Excerpted data:
<<<<

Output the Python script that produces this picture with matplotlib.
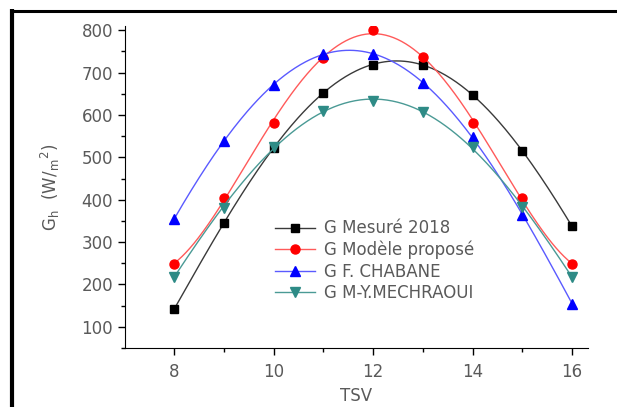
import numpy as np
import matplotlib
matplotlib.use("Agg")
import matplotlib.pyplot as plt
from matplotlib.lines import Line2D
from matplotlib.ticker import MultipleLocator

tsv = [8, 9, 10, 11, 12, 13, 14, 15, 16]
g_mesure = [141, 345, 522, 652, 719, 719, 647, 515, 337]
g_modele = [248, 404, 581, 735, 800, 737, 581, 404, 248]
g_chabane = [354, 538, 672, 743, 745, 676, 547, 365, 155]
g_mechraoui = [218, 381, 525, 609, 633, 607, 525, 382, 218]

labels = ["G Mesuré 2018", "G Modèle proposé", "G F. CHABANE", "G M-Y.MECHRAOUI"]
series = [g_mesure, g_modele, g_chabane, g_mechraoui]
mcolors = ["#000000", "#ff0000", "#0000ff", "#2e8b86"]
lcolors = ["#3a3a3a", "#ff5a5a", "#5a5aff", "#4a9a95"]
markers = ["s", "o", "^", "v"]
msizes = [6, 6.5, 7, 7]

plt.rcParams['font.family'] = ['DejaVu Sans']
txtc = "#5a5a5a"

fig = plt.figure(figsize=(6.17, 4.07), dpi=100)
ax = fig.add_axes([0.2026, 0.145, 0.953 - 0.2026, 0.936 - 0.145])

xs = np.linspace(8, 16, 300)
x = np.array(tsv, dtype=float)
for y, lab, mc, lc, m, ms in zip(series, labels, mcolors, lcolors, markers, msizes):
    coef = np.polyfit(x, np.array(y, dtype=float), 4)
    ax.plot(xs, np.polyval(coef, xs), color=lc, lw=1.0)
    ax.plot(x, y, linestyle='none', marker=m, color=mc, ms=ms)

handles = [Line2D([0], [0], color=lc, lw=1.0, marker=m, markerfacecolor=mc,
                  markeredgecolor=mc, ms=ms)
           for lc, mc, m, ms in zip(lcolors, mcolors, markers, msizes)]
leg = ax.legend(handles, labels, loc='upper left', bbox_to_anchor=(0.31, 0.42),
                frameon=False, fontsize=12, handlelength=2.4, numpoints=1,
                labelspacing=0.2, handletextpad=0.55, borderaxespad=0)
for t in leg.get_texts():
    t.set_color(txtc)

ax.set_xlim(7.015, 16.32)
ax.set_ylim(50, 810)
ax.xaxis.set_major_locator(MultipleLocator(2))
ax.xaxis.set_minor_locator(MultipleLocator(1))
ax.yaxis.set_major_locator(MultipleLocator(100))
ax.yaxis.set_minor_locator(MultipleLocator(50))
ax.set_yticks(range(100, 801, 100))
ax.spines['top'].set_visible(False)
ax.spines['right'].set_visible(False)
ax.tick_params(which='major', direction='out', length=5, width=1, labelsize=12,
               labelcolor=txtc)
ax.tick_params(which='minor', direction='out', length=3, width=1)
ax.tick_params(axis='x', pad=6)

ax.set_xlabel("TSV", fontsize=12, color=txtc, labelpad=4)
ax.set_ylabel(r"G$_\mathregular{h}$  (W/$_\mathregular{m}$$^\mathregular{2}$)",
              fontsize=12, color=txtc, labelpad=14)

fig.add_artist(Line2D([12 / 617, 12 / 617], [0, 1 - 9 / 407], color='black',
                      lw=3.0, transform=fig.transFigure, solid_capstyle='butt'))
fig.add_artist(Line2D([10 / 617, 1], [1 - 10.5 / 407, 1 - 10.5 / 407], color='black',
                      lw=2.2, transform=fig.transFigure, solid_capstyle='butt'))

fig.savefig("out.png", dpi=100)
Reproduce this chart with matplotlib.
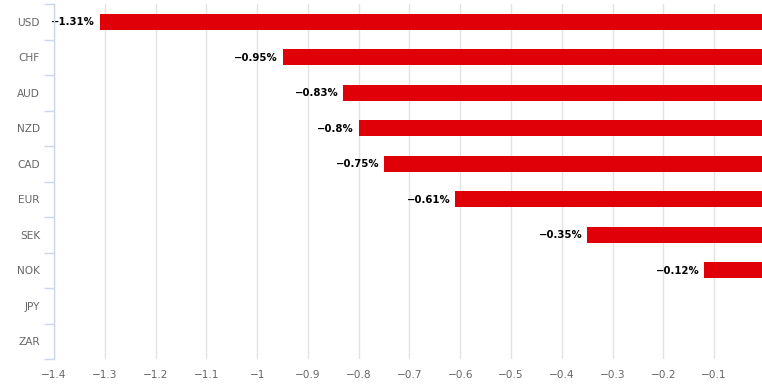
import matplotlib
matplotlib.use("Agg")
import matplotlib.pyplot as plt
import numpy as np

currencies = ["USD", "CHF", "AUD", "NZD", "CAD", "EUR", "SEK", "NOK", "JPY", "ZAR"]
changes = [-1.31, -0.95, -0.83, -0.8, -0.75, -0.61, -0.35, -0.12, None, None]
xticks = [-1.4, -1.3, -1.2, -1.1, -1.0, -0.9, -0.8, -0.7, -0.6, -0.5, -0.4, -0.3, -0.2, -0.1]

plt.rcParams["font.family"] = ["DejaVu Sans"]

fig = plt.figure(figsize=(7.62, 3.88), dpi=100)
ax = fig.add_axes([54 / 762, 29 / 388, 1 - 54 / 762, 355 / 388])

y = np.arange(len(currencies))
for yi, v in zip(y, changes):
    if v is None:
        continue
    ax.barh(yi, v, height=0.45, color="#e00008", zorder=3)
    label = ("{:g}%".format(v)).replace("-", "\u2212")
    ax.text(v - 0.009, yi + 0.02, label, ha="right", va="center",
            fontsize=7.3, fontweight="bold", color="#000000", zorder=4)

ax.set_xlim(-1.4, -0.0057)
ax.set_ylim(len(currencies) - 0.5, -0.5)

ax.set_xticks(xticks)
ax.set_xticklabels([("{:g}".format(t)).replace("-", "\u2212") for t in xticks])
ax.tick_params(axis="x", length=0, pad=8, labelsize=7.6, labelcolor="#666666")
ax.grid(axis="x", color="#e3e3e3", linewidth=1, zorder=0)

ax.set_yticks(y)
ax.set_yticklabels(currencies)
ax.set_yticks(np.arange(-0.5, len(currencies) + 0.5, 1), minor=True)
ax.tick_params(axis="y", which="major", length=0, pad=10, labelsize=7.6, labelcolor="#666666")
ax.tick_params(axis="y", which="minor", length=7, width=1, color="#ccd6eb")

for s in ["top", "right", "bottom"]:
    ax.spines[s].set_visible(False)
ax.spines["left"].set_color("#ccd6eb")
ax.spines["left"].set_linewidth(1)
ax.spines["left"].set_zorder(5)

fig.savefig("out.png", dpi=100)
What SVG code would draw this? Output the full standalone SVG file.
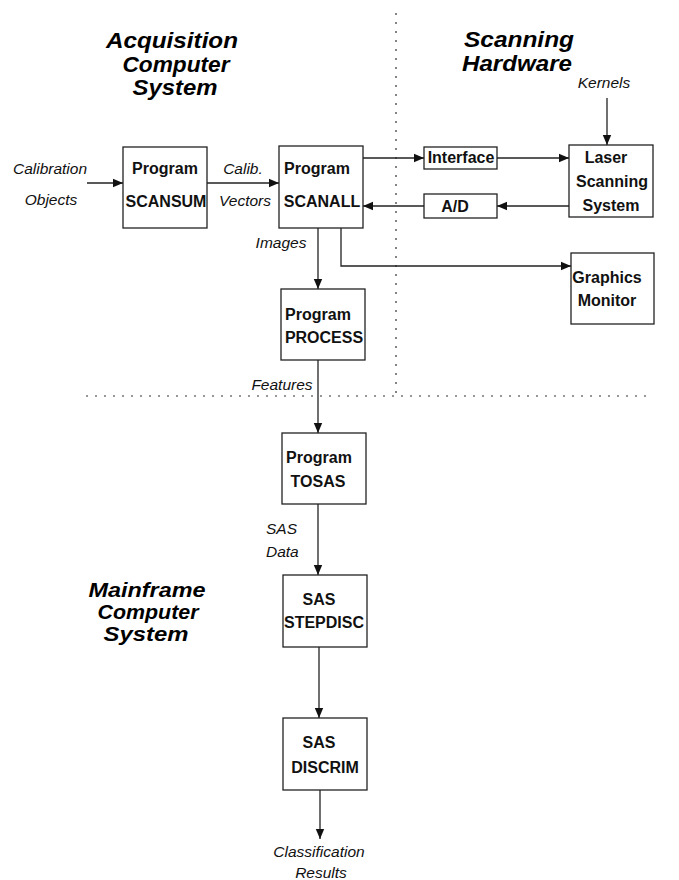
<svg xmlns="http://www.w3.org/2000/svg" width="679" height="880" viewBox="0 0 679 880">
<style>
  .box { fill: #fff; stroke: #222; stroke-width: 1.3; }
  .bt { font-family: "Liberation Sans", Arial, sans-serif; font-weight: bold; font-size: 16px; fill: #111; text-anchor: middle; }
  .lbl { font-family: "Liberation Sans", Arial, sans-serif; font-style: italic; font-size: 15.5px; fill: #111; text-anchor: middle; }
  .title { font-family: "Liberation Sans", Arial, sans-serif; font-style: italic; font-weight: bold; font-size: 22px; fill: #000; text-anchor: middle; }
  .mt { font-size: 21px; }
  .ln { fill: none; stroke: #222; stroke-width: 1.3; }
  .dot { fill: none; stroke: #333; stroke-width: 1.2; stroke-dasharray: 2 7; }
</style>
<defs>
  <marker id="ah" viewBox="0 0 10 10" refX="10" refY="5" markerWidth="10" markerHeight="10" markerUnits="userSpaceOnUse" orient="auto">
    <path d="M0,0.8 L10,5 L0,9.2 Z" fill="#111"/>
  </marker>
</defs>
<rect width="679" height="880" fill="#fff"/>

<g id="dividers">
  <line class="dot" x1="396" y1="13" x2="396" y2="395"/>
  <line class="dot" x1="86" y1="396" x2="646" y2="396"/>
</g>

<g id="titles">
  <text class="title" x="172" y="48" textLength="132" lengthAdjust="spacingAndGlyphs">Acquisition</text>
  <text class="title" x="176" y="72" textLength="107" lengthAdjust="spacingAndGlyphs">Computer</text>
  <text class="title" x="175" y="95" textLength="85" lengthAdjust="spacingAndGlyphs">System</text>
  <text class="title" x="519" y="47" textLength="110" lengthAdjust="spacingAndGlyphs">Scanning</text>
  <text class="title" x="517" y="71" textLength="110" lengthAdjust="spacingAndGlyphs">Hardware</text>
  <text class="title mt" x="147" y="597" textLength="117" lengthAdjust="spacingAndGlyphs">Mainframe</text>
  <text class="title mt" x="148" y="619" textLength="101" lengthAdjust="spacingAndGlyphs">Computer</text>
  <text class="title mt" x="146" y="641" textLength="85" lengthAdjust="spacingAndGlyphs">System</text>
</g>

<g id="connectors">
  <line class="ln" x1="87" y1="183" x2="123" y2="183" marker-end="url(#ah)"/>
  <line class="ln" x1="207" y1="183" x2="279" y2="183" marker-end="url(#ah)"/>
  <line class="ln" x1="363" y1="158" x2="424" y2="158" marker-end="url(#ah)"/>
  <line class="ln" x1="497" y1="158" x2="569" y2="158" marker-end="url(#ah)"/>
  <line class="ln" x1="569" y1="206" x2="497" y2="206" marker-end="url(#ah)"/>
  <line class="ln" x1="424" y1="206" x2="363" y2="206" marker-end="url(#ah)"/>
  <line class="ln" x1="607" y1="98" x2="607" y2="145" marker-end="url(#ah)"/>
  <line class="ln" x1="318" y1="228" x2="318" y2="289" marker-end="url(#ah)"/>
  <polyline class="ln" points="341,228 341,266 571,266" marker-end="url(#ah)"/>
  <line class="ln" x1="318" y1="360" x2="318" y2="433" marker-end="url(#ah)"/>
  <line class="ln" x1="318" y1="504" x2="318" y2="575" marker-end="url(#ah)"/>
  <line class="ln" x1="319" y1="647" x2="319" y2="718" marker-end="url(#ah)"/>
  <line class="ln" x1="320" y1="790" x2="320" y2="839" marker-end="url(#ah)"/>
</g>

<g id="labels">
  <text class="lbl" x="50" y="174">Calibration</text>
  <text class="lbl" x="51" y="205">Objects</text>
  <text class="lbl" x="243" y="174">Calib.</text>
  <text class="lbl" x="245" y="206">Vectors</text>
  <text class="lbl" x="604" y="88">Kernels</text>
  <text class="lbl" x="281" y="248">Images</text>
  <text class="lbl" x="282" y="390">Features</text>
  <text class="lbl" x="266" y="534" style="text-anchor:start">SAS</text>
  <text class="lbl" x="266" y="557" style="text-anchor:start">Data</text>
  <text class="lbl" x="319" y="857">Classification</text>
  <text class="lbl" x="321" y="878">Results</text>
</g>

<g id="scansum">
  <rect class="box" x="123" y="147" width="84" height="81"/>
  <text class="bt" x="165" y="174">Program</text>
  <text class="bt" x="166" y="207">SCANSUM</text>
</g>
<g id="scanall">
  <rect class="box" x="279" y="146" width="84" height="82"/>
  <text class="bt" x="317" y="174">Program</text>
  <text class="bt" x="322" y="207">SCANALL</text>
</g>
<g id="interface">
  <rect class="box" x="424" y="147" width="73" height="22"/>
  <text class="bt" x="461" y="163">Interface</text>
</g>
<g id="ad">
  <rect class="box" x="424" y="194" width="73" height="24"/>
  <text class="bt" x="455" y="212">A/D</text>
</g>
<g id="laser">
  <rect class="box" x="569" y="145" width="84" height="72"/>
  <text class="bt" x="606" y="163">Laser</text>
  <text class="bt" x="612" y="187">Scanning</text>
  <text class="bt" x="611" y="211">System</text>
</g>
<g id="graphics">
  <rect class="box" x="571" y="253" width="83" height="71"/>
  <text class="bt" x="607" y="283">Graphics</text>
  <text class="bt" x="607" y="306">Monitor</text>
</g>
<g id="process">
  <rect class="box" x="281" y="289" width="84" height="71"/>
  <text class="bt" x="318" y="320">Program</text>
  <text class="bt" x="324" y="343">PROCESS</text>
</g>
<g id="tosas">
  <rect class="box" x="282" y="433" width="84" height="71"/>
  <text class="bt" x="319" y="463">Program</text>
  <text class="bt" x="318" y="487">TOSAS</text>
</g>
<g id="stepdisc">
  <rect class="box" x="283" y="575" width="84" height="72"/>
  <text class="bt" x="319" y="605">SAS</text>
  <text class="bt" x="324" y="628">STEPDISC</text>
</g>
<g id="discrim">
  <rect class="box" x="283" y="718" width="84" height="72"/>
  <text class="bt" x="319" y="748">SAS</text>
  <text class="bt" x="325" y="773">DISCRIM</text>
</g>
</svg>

>>>>

Written problem: Give only the number of lines in the listing above that include the string "Output".

Solution to the problem: 2